◆ **Task requirements**
Write out again, exactly as they appear, the lines from the line with "Write the matplotlib code for this chart." through the line with "2.76, 3.07, 3.13]". Do not include any pictures.

◆ **Dataset extract**
** Begin **

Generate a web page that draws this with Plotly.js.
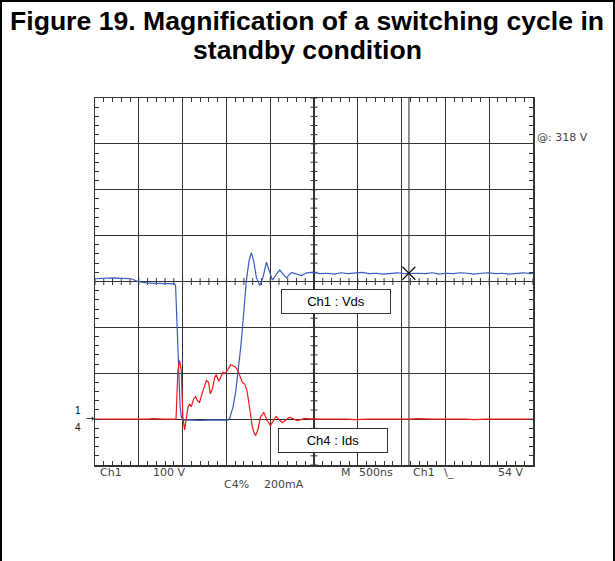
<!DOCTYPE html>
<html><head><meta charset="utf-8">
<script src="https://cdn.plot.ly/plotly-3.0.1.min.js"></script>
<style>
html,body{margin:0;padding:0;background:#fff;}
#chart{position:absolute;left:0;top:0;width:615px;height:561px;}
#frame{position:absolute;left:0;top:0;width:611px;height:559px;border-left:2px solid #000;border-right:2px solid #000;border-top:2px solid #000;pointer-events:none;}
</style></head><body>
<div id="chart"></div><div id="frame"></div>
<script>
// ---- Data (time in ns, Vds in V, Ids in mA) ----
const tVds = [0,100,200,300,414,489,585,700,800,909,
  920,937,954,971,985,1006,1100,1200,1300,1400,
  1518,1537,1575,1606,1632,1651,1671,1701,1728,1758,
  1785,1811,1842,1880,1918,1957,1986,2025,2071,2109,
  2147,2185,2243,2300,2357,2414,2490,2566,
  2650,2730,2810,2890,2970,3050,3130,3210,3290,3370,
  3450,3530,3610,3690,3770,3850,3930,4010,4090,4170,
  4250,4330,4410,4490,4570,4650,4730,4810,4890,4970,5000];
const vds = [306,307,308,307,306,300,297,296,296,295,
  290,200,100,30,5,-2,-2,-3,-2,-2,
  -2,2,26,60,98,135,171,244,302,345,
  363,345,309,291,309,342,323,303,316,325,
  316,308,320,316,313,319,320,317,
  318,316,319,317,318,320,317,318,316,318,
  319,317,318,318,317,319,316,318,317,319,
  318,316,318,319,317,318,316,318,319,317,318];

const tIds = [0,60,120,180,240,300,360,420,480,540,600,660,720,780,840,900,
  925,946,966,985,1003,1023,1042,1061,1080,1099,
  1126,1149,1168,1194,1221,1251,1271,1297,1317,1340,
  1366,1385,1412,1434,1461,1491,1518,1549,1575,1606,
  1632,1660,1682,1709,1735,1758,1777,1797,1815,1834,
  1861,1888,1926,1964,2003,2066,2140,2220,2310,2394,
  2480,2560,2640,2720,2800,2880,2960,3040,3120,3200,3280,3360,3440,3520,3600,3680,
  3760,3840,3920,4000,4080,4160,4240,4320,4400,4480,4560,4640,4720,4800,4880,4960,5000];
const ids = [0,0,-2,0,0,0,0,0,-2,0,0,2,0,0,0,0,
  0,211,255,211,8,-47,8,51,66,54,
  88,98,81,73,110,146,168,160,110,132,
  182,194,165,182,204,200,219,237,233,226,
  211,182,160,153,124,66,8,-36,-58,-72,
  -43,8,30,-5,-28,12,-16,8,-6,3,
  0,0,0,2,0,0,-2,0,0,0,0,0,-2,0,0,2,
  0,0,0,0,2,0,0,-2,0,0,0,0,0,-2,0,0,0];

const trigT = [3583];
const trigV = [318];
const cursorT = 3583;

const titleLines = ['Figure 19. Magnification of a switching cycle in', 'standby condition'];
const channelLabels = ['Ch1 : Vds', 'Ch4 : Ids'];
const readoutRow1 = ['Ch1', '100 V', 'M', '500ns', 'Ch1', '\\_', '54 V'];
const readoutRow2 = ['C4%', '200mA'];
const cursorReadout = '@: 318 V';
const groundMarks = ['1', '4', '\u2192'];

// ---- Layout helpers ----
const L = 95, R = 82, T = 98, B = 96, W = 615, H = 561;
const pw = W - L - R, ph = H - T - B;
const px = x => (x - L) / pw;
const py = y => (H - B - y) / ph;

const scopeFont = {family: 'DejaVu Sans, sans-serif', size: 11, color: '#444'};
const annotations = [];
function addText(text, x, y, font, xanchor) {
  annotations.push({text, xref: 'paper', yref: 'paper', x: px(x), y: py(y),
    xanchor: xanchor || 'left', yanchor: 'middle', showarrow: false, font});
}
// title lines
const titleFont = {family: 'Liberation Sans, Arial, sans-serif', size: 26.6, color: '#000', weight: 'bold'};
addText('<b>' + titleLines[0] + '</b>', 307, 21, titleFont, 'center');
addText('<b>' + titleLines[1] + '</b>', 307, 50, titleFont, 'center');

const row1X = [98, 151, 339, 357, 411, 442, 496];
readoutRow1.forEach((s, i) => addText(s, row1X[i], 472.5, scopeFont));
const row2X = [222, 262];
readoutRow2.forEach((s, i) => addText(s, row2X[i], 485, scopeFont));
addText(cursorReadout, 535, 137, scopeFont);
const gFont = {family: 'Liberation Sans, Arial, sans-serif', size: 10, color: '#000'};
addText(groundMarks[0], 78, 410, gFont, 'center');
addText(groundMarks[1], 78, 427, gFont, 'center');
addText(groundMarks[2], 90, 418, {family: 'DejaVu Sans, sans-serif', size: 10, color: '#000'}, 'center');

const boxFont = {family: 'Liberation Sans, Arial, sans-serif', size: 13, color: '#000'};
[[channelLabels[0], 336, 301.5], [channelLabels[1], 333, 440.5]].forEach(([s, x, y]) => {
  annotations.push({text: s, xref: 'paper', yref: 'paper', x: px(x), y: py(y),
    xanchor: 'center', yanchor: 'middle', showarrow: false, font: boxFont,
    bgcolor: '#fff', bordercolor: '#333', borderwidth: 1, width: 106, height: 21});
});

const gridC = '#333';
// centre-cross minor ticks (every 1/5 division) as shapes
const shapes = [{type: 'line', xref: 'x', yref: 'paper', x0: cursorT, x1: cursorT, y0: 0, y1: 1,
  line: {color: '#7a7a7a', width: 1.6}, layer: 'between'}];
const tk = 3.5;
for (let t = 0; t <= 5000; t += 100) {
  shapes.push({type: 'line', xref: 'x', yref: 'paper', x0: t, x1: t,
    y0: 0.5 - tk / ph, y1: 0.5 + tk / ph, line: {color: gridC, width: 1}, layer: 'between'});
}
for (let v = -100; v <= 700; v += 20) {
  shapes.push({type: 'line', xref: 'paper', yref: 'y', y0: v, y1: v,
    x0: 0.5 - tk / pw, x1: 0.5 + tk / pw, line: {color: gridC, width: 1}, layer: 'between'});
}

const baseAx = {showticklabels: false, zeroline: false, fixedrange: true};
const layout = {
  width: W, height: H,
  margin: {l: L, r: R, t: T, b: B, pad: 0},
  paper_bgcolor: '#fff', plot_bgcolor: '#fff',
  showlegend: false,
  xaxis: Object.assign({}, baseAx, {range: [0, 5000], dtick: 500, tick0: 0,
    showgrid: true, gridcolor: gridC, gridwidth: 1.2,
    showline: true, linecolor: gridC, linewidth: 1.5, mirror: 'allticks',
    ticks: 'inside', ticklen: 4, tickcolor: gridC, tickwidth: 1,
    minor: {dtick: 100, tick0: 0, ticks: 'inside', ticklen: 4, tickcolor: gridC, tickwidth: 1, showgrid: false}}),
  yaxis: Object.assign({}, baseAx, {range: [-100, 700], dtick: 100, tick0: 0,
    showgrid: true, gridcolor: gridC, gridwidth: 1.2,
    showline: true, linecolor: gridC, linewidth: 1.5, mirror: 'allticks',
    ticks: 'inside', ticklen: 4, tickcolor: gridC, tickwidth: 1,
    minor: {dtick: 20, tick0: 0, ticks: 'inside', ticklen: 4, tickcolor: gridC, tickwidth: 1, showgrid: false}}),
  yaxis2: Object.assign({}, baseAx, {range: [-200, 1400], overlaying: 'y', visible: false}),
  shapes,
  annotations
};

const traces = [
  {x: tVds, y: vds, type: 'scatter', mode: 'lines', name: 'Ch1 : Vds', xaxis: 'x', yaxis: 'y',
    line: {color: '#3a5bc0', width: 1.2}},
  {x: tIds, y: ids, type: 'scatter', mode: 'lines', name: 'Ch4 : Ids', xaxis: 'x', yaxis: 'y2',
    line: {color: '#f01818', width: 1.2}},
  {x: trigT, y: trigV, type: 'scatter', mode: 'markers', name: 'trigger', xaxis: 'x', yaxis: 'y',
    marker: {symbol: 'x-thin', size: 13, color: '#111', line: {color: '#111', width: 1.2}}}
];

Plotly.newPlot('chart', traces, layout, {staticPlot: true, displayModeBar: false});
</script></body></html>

** End **
** Begin **

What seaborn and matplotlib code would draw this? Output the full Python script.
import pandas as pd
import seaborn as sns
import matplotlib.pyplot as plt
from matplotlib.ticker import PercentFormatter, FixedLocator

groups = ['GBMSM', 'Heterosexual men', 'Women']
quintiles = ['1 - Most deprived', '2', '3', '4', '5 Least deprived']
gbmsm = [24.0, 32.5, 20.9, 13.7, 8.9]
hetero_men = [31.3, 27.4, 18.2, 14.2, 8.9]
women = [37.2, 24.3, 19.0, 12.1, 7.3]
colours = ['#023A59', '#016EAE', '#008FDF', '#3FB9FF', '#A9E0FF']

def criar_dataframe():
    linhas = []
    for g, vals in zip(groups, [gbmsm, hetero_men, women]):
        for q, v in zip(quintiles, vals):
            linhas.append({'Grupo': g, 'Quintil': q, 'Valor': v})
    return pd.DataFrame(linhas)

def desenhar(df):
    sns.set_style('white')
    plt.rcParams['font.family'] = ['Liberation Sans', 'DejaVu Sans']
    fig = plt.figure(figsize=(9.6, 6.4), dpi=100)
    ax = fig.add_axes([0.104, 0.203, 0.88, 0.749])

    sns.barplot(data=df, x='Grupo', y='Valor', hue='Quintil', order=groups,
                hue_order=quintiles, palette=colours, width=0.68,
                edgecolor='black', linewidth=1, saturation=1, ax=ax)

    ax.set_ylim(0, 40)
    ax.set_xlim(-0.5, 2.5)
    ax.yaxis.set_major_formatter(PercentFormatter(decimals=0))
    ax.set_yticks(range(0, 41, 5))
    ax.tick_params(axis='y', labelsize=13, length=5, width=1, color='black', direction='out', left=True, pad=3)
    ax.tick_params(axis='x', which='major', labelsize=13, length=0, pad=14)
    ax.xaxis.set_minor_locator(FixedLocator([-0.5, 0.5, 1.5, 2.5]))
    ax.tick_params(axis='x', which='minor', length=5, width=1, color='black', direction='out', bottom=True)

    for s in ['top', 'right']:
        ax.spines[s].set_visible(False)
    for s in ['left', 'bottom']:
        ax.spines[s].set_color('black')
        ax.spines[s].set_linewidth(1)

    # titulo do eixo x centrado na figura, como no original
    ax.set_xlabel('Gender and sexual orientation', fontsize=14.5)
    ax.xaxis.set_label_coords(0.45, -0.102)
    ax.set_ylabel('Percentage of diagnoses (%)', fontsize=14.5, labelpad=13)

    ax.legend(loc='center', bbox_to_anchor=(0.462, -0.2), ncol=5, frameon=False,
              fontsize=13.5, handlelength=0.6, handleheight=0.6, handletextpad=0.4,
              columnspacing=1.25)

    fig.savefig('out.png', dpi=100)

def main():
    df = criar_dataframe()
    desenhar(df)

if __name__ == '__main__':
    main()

** End **
** Begin **

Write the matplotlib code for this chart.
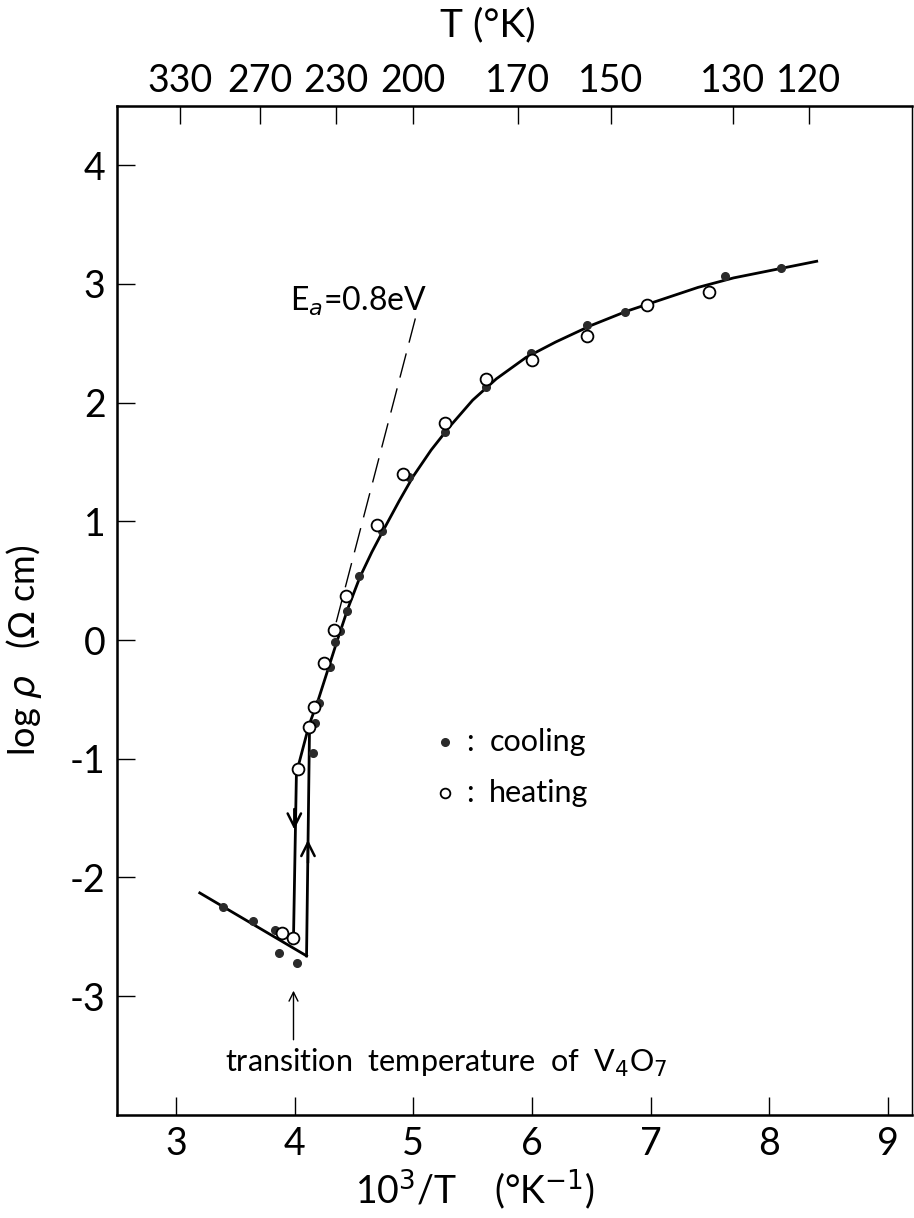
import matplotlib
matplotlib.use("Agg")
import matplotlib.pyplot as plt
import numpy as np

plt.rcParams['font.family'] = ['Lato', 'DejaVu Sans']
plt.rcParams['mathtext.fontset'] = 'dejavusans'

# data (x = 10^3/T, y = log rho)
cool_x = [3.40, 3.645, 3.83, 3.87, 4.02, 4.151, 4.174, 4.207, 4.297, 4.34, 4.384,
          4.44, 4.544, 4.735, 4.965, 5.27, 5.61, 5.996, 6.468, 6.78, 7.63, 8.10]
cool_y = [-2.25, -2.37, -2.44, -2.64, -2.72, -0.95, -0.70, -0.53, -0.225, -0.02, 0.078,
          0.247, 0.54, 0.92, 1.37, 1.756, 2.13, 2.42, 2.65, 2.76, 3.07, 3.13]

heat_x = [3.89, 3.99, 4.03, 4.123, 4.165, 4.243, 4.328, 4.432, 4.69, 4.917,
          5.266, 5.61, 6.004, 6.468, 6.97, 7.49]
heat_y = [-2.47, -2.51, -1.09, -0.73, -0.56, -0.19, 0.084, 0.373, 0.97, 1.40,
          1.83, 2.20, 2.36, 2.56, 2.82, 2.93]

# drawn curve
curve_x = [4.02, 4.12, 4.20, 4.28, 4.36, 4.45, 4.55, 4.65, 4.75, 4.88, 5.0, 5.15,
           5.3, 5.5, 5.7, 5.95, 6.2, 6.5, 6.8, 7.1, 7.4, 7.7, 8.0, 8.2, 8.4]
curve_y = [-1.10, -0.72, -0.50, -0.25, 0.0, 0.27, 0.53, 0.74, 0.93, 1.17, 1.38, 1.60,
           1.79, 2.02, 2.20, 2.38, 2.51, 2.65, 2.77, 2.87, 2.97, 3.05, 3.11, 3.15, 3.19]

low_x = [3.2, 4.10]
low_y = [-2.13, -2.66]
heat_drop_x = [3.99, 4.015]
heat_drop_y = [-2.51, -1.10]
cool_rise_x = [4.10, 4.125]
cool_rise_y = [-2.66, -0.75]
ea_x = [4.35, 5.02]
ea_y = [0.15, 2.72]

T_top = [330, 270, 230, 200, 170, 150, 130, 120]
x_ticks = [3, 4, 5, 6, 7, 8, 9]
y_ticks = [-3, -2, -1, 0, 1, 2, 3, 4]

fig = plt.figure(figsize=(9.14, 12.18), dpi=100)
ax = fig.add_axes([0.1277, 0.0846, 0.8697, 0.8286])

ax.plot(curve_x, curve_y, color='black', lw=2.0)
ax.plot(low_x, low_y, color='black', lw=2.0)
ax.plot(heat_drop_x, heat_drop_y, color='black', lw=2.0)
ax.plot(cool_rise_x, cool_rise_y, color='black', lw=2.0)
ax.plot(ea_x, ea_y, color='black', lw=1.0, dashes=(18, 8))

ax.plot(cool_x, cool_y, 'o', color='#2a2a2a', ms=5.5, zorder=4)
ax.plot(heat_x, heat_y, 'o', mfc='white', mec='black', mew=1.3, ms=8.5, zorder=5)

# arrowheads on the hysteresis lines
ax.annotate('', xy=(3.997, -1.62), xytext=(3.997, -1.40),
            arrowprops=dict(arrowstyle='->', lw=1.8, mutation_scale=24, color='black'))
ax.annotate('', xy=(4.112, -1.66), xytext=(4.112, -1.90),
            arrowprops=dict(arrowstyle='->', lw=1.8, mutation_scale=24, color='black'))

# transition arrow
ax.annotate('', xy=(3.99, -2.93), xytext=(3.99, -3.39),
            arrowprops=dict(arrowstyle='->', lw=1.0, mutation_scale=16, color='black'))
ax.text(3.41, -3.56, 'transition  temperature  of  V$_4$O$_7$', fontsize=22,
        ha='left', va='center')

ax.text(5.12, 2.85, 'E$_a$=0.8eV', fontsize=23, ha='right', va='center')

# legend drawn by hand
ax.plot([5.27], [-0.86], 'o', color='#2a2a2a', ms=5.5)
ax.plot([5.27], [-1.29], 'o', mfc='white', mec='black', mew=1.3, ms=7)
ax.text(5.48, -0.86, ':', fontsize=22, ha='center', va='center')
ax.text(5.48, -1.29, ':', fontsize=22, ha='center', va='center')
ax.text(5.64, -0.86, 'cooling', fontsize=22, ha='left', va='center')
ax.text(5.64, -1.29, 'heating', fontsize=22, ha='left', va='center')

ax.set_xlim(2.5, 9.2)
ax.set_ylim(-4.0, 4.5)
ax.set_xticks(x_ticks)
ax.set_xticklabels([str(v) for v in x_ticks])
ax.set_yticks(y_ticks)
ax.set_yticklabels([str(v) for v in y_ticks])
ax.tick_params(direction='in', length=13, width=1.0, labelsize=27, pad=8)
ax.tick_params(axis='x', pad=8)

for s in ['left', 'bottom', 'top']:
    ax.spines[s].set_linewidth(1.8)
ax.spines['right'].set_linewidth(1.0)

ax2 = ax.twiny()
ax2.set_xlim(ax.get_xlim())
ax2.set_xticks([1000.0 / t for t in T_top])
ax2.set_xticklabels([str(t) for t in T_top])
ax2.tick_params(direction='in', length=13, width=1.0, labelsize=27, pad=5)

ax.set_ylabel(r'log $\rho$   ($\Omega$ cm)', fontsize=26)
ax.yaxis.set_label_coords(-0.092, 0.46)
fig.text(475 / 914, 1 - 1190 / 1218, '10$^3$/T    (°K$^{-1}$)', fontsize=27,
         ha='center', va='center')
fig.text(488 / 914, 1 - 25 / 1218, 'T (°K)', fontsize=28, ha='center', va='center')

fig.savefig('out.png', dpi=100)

** End **

◆ **Solved problem**
Write the matplotlib code for this chart.
import matplotlib
matplotlib.use("Agg")
import matplotlib.pyplot as plt
import numpy as np

plt.rcParams['font.family'] = ['Lato', 'DejaVu Sans']
plt.rcParams['mathtext.fontset'] = 'dejavusans'

# data (x = 10^3/T, y = log rho)
cool_x = [3.40, 3.645, 3.83, 3.87, 4.02, 4.151, 4.174, 4.207, 4.297, 4.34, 4.384,
          4.44, 4.544, 4.735, 4.965, 5.27, 5.61, 5.996, 6.468, 6.78, 7.63, 8.10]
cool_y = [-2.25, -2.37, -2.44, -2.64, -2.72, -0.95, -0.70, -0.53, -0.225, -0.02, 0.078,
          0.247, 0.54, 0.92, 1.37, 1.756, 2.13, 2.42, 2.65, 2.76, 3.07, 3.13]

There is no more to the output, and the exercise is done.